How much money you need to trade Futures contracts of either Bitcoin or any of the other altcoins will depend largely on the platform you use and which contract you choose to trade.
While some exchanges need your account to maintain a minimum account balance, some require you to maintain a minimum trade size for a trade to be valid.
For example, a Bitcoin Futures contract offered by the Chicago Mercantile Exchange requires you to trade a minimum of 5 BTC.
Your financial investment in crypto Futures will need to take into account your trading objectives, personal risk-taking capabilities, and the T&Cs (Terms and Conditions) of the trading platform of your choice.
So do take some time to find answers to these questions and thoroughly read the platform’s T&Cs before you make your first Futures trade.
In this article, we will explore some of the key considerations that you should take into account when determining the amount of capital you will need to start trading Bitcoin and crypto Futures.
Trade Bitcoin & Crypto Futures
- Centralized crypto exchanges
Exchanges like Binance Futures, Bybit, and Kucoin offer a wide variety of Bitcoin and other crypto Futures contracts. Traders can use the services of these exchanges to either transfer fiat money or cryptocurrencies from a wallet or another exchange.
You can then decide how you want to use these funds. Binance offers two modes, one being the Isolated margin mode, where the rest of the money in your wallet is safe, and a liquidation event only costs you the invested capital.

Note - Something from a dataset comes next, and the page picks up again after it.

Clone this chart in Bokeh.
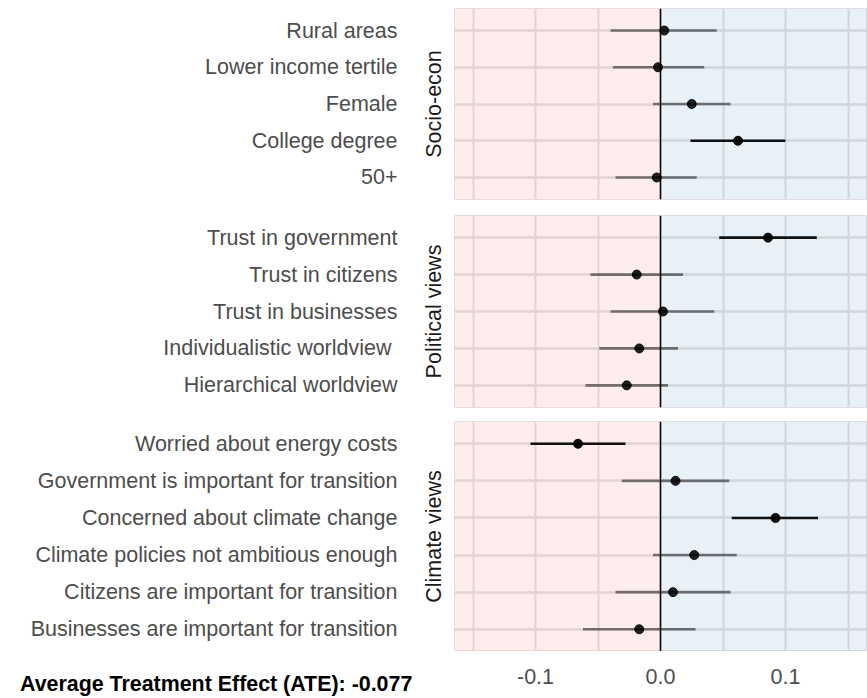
from bokeh.plotting import figure
from bokeh.models import (Range1d, FixedTicker, LinearAxis, Grid, Span, BoxAnnotation,
                          ColumnDataSource, NumeralTickFormatter, Div)
from bokeh.layouts import column, row
from bokeh.embed import file_html
from bokeh.resources import INLINE

# ---------------- data ----------------
socio_labels = ["Rural areas", "Lower income tertile", "Female", "College degree", "50+"]
socio_est = [0.003, -0.002, 0.025, 0.062, -0.003]
socio_lo = [-0.040, -0.038, -0.006, 0.024, -0.036]
socio_hi = [0.045, 0.035, 0.056, 0.100, 0.029]

pol_labels = ["Trust in government", "Trust in citizens", "Trust in businesses",
              "Individualistic worldview ", "Hierarchical worldview"]
pol_est = [0.086, -0.019, 0.002, -0.017, -0.027]
pol_lo = [0.047, -0.056, -0.040, -0.049, -0.060]
pol_hi = [0.125, 0.018, 0.043, 0.014, 0.006]

clim_labels = ["Worried about energy costs", "Government is important for transition",
               "Concerned about climate change", "Climate policies not ambitious enough",
               "Citizens are important for transition", "Businesses are important for transition"]
clim_est = [-0.066, 0.012, 0.092, 0.027, 0.010, -0.017]
clim_lo = [-0.104, -0.031, 0.057, -0.006, -0.036, -0.062]
clim_hi = [-0.028, 0.055, 0.126, 0.061, 0.056, 0.028]

strip_names = ["Socio-econ", "Political views", "Climate views"]
x_ticks = [-0.1, 0.0, 0.1]
x_grid_ticks = [-0.15, -0.1, -0.05, 0.0, 0.05, 0.1, 0.15]
ate = -0.077

FONT = "Liberation Sans"
x_range = Range1d(-0.1648, 0.1656)


def make_panel(labels, est, lo, hi, strip, height, top, bottom):
    n = len(labels)
    ys = [n - i for i in range(n)]
    sig = [(l > 0) or (h < 0) for l, h in zip(lo, hi)]
    src = ColumnDataSource(dict(
        y=ys, est=est, lo=lo, hi=hi,
        lalpha=[0.92 if s else 0.5 for s in sig],
        palpha=[0.95 if s else 0.87 for s in sig],
    ))
    p = figure(width=867, height=height, x_range=x_range, y_range=Range1d(0.4, n + 0.6),
               output_backend="svg", toolbar_location=None, x_axis_location=None,
               min_border_left=454, min_border_right=0,
               min_border_top=top, min_border_bottom=bottom,
               background_fill_color="white", border_fill_color="white",
               outline_line_color="#e6dede")

    # inner left axis: facet strip label only
    ax = p.yaxis[0]
    ax.ticker = FixedTicker(ticks=[])
    ax.major_label_standoff = 0
    ax.major_tick_out = 0
    ax.major_tick_in = 0
    ax.minor_tick_out = 0
    ax.minor_tick_in = 0
    ax.axis_line_color = None
    ax.axis_label = strip
    ax.axis_label_standoff = 9
    ax.axis_label_text_font = FONT
    ax.axis_label_text_font_style = "normal"
    ax.axis_label_text_font_size = "21.5px"
    ax.axis_label_text_color = "#1a1a1a"

    # outer left axis: category labels
    outer = LinearAxis(ticker=FixedTicker(ticks=ys),
                       major_label_overrides={y: lab for y, lab in zip(ys, labels)},
                       major_label_text_font=FONT, major_label_text_font_size="21.5px",
                       major_label_text_color="#4d4d4d", major_label_standoff=21,
                       major_tick_out=0, major_tick_in=0, minor_tick_out=0, minor_tick_in=0,
                       axis_line_color=None)
    p.add_layout(outer, "left")

    p.ygrid.ticker = FixedTicker(ticks=ys)
    p.ygrid.grid_line_color = "#dcdcdc"
    p.ygrid.grid_line_width = 2.5
    p.add_layout(Grid(dimension=0, ticker=FixedTicker(ticks=x_grid_ticks),
                      grid_line_color="#dcdcdc", grid_line_width=2))

    p.add_layout(BoxAnnotation(right=0, fill_color=(247, 187, 183), fill_alpha=0.25,
                               line_color=None, level="underlay"))
    p.add_layout(BoxAnnotation(left=0, fill_color=(163, 195, 227), fill_alpha=0.25,
                               line_color=None, level="underlay"))
    p.add_layout(Span(location=0, dimension="height", line_color="black",
                      line_width=1.5, level="underlay"))

    p.segment(x0="lo", y0="y", x1="hi", y1="y", source=src, line_color="black",
              line_alpha="lalpha", line_width=2.6)
    p.scatter(x="est", y="y", source=src, size=9, fill_color="black", line_color="black",
              fill_alpha="palpha", line_alpha="palpha")
    return p


p1 = make_panel(socio_labels, socio_est, socio_lo, socio_hi, strip_names[0], 207, 8, 8)
p2 = make_panel(pol_labels, pol_est, pol_lo, pol_hi, strip_names[1], 207, 8, 7)
p3 = make_panel(clim_labels, clim_est, clim_lo, clim_hi, strip_names[2], 237, 7, 0)

# bottom strip: x axis (shared scale) + ATE note
pax = figure(width=413, height=47, x_range=x_range, y_range=Range1d(0, 1),
             output_backend="svg", toolbar_location=None, y_axis_location=None,
             min_border_left=0, min_border_right=0, min_border_top=0, min_border_bottom=46,
             background_fill_color="white", border_fill_color="white",
             outline_line_color=None)
pax.xgrid.visible = False
pax.ygrid.visible = False
xa = pax.xaxis[0]
xa.ticker = FixedTicker(ticks=x_ticks)
xa.formatter = NumeralTickFormatter(format="0.0")
xa.major_label_text_font = FONT
xa.major_label_text_font_size = "21.5px"
xa.major_label_text_color = "#4d4d4d"
xa.major_label_standoff = 16
xa.major_tick_out = 0
xa.major_tick_in = 0
xa.minor_tick_out = 0
xa.minor_tick_in = 0
xa.axis_line_color = None
pax.scatter(x=[0.0], y=[0.5], size=0, alpha=0)

ate_div = Div(
    text=('<div style="position:relative; left:20px; top:21px; white-space:nowrap; '
          'font-family:\'Liberation Sans\', Arial, sans-serif; font-size:21.4px; '
          'font-weight:bold; color:black; line-height:24px;">'
          f'Average Treatment Effect (ATE): {ate}</div>'),
    width=454, height=47, margin=0)

layout = column(p1, p2, p3, row(ate_div, pax, spacing=0), spacing=0)
open("out.html", "w").write(file_html(layout, INLINE))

The other mode is Cross Margin, where all of your wallet balance is used to calculate the liquidation price. In case of a margin call, extra capital will be used from your wallet.
Keep in mind that there is no amount of minimum funds that you need in your account to start trading. You can get started with as less as $50, as this will help you learn the ins and outs of the Futures trading game.
Just make sure that your margin requirements are met in both the isolated and cross-margin modes so that you can avoid liquidation.
- Chicago Mercantile Exchange
One of the most popular ways for institutions and hedge funds to gain exposure to Bitcoin and Ethereum without actually owning them is trading the Futures contracts on the CME platform.
With contracts expiring in the next six consecutive months and the next two December, it provides flexibility to traders when it comes to their investment horizons and risk-taking abilities.
The contract mandates a minimum position size of 5 Bitcoin, and the contracts are settled in cash once the contracts expire.
Want to trade on CME? Know Bitcoin CME Gap
- Bakkt
If you do not want to settle your Bitcoin Futures contracts in cash, and are looking to take physical delivery upon expiry, you should trade the Bakkt Bitcoin Futures contract on the NYSE (New York Stock Exchange).
Here the contract mandates a minimum position size of 1 Bitcoin.
Use of Margin and Leverage trading
- Margin trading
In general, it is important to have enough capital to cover the margin requirements for the Futures contracts you are trading.
Margin is a form of collateral that is required to hold a Futures position, and it is typically a small percentage of the total value of the contract.
For example, if the margin requirement for a particular Futures contract is 10%, you would need to have at least 10% of the value of the contract in the account as margin in order to trade it.
It is important to note that margin requirements can vary significantly from one margin trading platform to another and from one contract to another.
Some platforms may have higher margin requirements for certain contracts, while others may have lower requirements.
Therefore, it is essential to carefully review the margin requirements for the contracts you are interested in trading and to ensure that you have sufficient capital to meet these requirements.
It is also suggested that you have enough balance in your trading account to support the size and number of your trades.
Your account should also be able to withstand some potential drawdowns or losses. This reduces the risk of your account getting a margin call.
A margin call only happens when the trading account does not have the requisite amount of capital to keep your trading position open.
In this case, you will have to add an additional margin to the trading wallet. If you do not do this, the exchange will liquidate your position, which means all your capital in the position will be lost.
- Leverage trading
An extension of Margin trading, leverage trading allows you to take larger positions in your Futures contracts by borrowing funds from the exchange you are trading on.
It can be a boon if used wisely, but leverage used by someone who is not familiar with the markets can also magnify their losses significantly and rapidly.
If the price of 1 Bitcoin is $17,000 and you have $1,000 to invest in your Futures contract, you can take a position worth 1 Bitcoin by using 17x leverage when you place your order.
Once you close your position, the funds borrowed from the exchange will be returned, and then you can keep the profit earned after paying any other fees.
Conclusion
In addition to the factors mentioned above, there are also a number of other considerations that you should take into account when determining the amount of capital you will need to start trading Bitcoin and crypto Futures.
These may include the level of risk you are comfortable with, your level of experience in trading, and your overall financial situation.
It is always important to carefully consider these factors and to have a clear understanding of the risks involved before starting to trade Futures.
Finally, it is worth noting that trading Bitcoin and crypto Futures carry inherent risks, and it is essential to approach trading with caution.
While there is the potential for significant profits, there is also the possibility of substantial losses.
Therefore, it is important to have a clear understanding of the risks involved and to trade only with capital that you can afford to lose.